How long do you play for? I've played game sessions that could last anywhere from 3 to 8 hours in regular games. If your bailer is flaking out early, are shorter sessions an option?

If they're simply getting bored with the game, perhaps ask them why? They can play the computer or watch tv at other times, RPG gaming sessions tend to be somewhat fixed in when they can be scheduled. If they can see that their progress is interfering with the game they may change their behaviour. If the other stuff is still a higher priority, perhaps they need to be asked if they want to leave the game altogether? Though that is a last choice, obviously.

Offline vin26m

Re: GM Problem & No Solutions
« Reply #3 on: January 10, 2015, 12:48:45 PM »
Good suggestions so far.

I would just kick them out.  They're clearly not a fit, at least in terms of their desire to play. 

One player is playing because her boyfriend is making her?  Yeah, she's out. 

He regularly bails halfway through a session for no good reason?  Yeah, he's out, too. 

If they can't meet the expectations of the group and you (and you really can't ignore what you want), dump them.

That being said, there are other possibilities, mostly having to do with lowering your expectations of them:

- They can hang out and watch, but not play.

- You can have a whole separate game that includes them, then when they leave you play your regular game.

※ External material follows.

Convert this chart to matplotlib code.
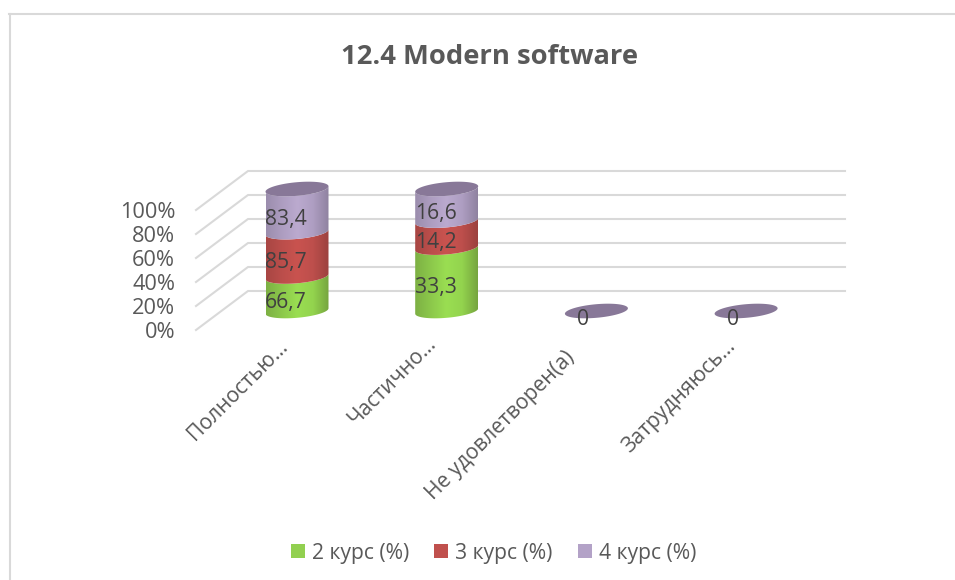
import numpy as np
import matplotlib
matplotlib.use("Agg")
import matplotlib.pyplot as plt
from matplotlib.colors import LinearSegmentedColormap
from matplotlib.lines import Line2D
from matplotlib.patches import Polygon, Patch
from matplotlib.transforms import ScaledTranslation

title = "12.4 Modern software"
categories = ["Полностью…", "Частично…", "Не удовлетворен(а)", "Затрудняюсь…"]
series_names = ["2 курс (%)", "3 курс (%)", "4 курс (%)"]
kurs2 = [66.7, 33.3, 0, 0]
kurs3 = [85.7, 14.2, 0, 0]
kurs4 = [83.4, 16.6, 0, 0]
value_ticks = [0, 20, 40, 60, 80, 100]

W, H = 955, 580
FONT = "Open Sans"
GRAY = "#595959"
DARK = "#404040"
GRID = "#D9D9D9"
legend_colors = ["#92D050", "#C0504D", "#B3A2C7"]
shades = [
    ["#7DB044", "#8CC84B", "#9ADE52", "#93D44E", "#76A53F"],
    ["#A84643", "#BB4E4B", "#C9534F", "#BD4F4C", "#9C413E"],
    ["#9B8DAD", "#AD9DC0", "#BBAACF", "#AE9EC2", "#8F82A0"],
]
cap_color = "#887898"
label_shift_px = [(-20, 6), (-21, 9), (-32, -5), (-21, 7)]

plt.rcParams["font.family"] = [FONT, "DejaVu Sans"]
fig = plt.figure(figsize=(W / 100, H / 100), dpi=100, facecolor="white")


def box(x0, ytop, x1, ybot):
    return [x0 / W, 1 - ybot / H, (x1 - x0) / W, (ybot - ytop) / H]


fig.add_artist(Line2D([9.5 / W, 9.5 / W], [0, 1 - 14 / H], color=GRID, lw=1.5))
fig.add_artist(Line2D([9 / W, 1], [1 - 14 / H, 1 - 14 / H], color=GRID, lw=1.5))

fig.text(489.5 / W, 1 - 57 / H, title, ha="center", va="center",
         fontsize=19.7, fontweight="bold", color=GRAY)

wall = fig.add_axes(box(196, 210, 845, 330), zorder=1)
wall.set_xlim(196, 845)
wall.set_ylim(0, 100)
wall.patch.set_alpha(0)
for s in wall.spines.values():
    s.set_visible(False)
wall.set_xticks([])
wall.set_yticks(value_ticks)
wall.set_yticklabels([f"{v}%" for v in value_ticks], fontsize=15.7, color=GRAY)
wall.tick_params(axis="y", length=0, pad=15)
depth_y = 39 / 1.2
for v in value_ticks:
    wall.plot([196, 248, 845], [v, v + depth_y, v + depth_y], color=GRID, lw=1.5,
              clip_on=False, solid_joinstyle="round")

ax = fig.add_axes(box(196, 189, 845, 311), zorder=2)
px_x = 149.7
px_y = 1.22
xlim = ((196 - 297) / px_x, (845 - 297) / px_x)
ylim = (0, 100)
ax.patch.set_alpha(0)
for s in ax.spines.values():
    s.set_visible(False)
ax.tick_params(axis="y", left=False, labelleft=False)

half_w = 31.5 / px_x
tilt = 2.7 / px_y
minor = 6.8 / px_y


def arc(cx, base, t):
    return cx + half_w * np.cos(t), base + tilt * np.cos(t) + minor * np.sin(t)


t_low = np.linspace(np.pi, 2 * np.pi, 60)
t_all = np.linspace(0, 2 * np.pi, 120)
grad = np.linspace(0, 1, 128)[None, :]
data = np.array([kurs2, kurs3, kurs4], dtype=float)
totals = data.sum(axis=0)

for i, cat in enumerate(categories):
    share = data[:, i] / totals[i] * 100 if totals[i] > 0 else np.zeros(3)
    bottom = 0.0
    for j in range(3):
        top = bottom + share[j]
        if share[j] > 0:
            xa, ya = arc(i, bottom, t_low)
            xb, yb = arc(i, top, t_low[::-1])
            poly = Polygon(np.column_stack([np.r_[xa, xb], np.r_[ya, yb]]),
                           closed=True, fc="none", ec="none", transform=ax.transData,
                           clip_on=False)
            ax.add_patch(poly)
            cmap = LinearSegmentedColormap.from_list(f"s{j}", shades[j])
            im = ax.imshow(grad, cmap=cmap, aspect="auto", zorder=3,
                           extent=(i - half_w, i + half_w, bottom - 10, top + 10),
                           interpolation="bilinear")
            im.set_clip_path(poly)
            im.set_clip_box(fig.bbox)
            ax.text(i - 11 / px_x, bottom + share[j] / 2 - 7, f"{data[j, i]:.1f}".replace(".", ","),
                    ha="center", va="center", fontsize=15.2, color=DARK, zorder=6)
        bottom = top
    xc, yc = arc(i, bottom, t_all)
    ax.fill(xc, yc, color=cap_color, lw=0, zorder=4, clip_on=False)
    if totals[i] == 0:
        ax.text(i - 13 / px_x, -7, "0", ha="center", va="center",
                fontsize=15.2, color=DARK, zorder=6)

ax.set_xlim(*xlim)
ax.set_ylim(*ylim)
ax.set_xticks(range(len(categories)))
ax.set_xticklabels(categories, rotation=45, ha="right", va="top",
                   rotation_mode="anchor", fontsize=15.2, color=GRAY)
ax.tick_params(axis="x", length=0, pad=22.5)
for lab, (dx, dy) in zip(ax.get_xticklabels(), label_shift_px):
    lab.set_transform(lab.get_transform() + ScaledTranslation(dx / 100, dy / 100, fig.dpi_scale_trans))

handles = [Patch(fc=c, ec="none") for c in legend_colors]
fig.legend(handles, series_names, loc="center", bbox_to_anchor=(493.5 / W, 1 - 553 / H),
           ncol=3, frameon=False, fontsize=15.2, labelcolor=GRAY,
           handlelength=0.66, handleheight=0.66, handletextpad=0.33,
           columnspacing=1.2, borderpad=0, borderaxespad=0)

fig.savefig("out.png", dpi=100, facecolor="white")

- They play supporting characters instead of main characters.  They are not expected to be there, but if they are, you can include them.

- Their characters have some sort of built-in mechanic where they constantly leave/disappear/die but constantly come back, like Kenny from South Park.  Maybe they are sent by the gods to provide assistance, but their time is limited, or something like that..

- Their characters are PC's when the players are there and become NPC's when they are not there.

It's really not fair that your group and you has to stop, effectively punishing your group and you because of their selfishness.